» **Your instructions**: Locate the word "chart" in the data below, then copy every line that holds it.

» **Data**:
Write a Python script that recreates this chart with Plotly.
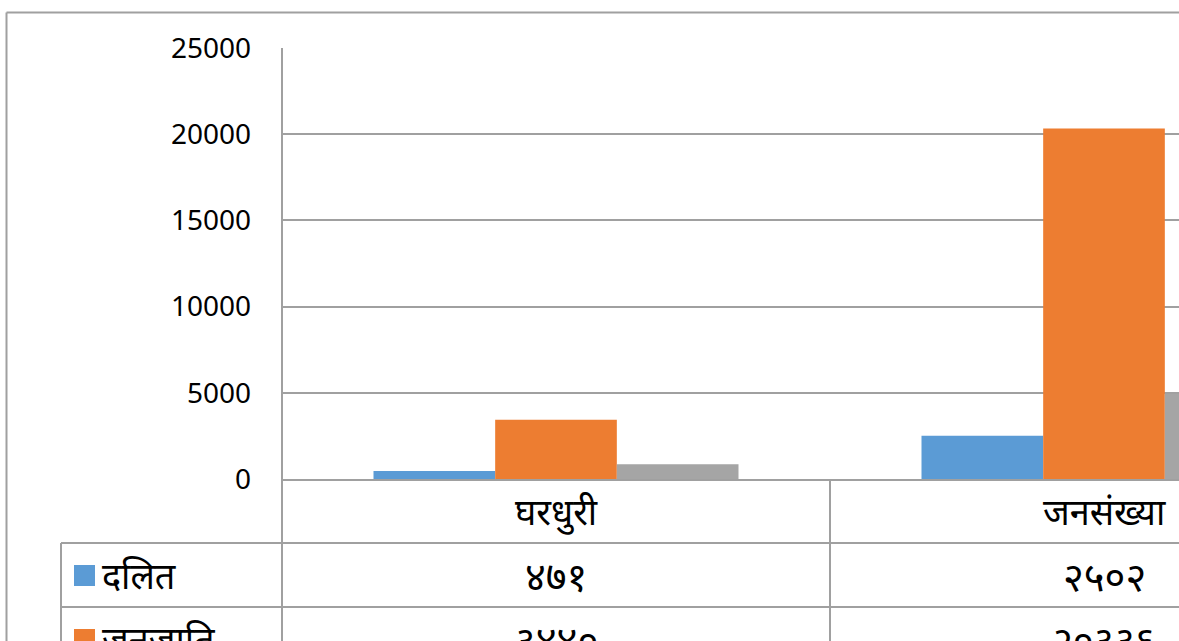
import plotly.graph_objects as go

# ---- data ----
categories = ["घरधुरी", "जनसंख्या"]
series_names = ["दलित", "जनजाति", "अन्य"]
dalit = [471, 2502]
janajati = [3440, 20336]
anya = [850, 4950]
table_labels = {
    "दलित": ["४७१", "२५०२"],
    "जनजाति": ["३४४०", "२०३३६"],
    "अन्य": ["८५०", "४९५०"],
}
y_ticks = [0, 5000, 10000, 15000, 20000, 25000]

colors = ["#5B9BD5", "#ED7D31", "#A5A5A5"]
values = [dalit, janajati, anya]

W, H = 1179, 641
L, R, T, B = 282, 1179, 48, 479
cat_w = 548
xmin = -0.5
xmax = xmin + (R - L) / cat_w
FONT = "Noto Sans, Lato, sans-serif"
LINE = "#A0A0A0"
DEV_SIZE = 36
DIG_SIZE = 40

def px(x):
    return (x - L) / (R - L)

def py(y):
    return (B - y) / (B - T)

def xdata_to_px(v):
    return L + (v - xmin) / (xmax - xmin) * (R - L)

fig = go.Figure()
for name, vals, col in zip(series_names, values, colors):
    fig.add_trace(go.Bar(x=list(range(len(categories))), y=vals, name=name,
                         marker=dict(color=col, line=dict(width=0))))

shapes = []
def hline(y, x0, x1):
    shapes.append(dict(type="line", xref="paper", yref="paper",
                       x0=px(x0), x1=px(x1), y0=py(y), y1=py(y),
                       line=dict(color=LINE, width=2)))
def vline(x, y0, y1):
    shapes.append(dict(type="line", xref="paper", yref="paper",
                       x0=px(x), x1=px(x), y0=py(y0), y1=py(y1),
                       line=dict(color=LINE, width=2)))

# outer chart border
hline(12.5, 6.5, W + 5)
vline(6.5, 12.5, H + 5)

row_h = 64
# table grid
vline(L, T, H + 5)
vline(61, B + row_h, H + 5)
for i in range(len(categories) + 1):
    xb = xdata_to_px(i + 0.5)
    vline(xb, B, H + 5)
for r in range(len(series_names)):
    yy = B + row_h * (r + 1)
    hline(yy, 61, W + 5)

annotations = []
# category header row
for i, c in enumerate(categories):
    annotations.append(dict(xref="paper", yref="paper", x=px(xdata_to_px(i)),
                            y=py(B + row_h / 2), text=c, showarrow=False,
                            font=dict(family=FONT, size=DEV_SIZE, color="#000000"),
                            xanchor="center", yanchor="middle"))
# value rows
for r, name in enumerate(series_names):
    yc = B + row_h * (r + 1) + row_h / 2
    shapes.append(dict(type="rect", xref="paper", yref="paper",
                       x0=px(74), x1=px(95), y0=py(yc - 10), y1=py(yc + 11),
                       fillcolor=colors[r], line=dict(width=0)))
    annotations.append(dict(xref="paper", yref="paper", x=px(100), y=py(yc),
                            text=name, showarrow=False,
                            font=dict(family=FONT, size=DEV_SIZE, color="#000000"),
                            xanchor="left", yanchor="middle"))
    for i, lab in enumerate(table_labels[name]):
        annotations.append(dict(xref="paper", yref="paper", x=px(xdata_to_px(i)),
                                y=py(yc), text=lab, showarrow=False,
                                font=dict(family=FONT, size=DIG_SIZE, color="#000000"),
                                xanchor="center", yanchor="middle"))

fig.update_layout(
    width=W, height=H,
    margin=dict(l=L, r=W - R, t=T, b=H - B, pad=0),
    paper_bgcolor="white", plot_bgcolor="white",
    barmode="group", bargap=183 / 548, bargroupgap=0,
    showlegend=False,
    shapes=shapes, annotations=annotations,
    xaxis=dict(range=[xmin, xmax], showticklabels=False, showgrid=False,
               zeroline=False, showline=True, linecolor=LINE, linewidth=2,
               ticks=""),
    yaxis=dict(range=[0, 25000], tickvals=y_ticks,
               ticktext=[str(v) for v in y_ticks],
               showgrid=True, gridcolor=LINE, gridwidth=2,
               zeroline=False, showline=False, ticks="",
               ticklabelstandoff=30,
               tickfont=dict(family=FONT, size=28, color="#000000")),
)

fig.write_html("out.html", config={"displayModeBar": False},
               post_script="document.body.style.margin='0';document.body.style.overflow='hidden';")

» **Solved exercise**:
Write a Python script that recreates this chart with Plotly.
# outer chart border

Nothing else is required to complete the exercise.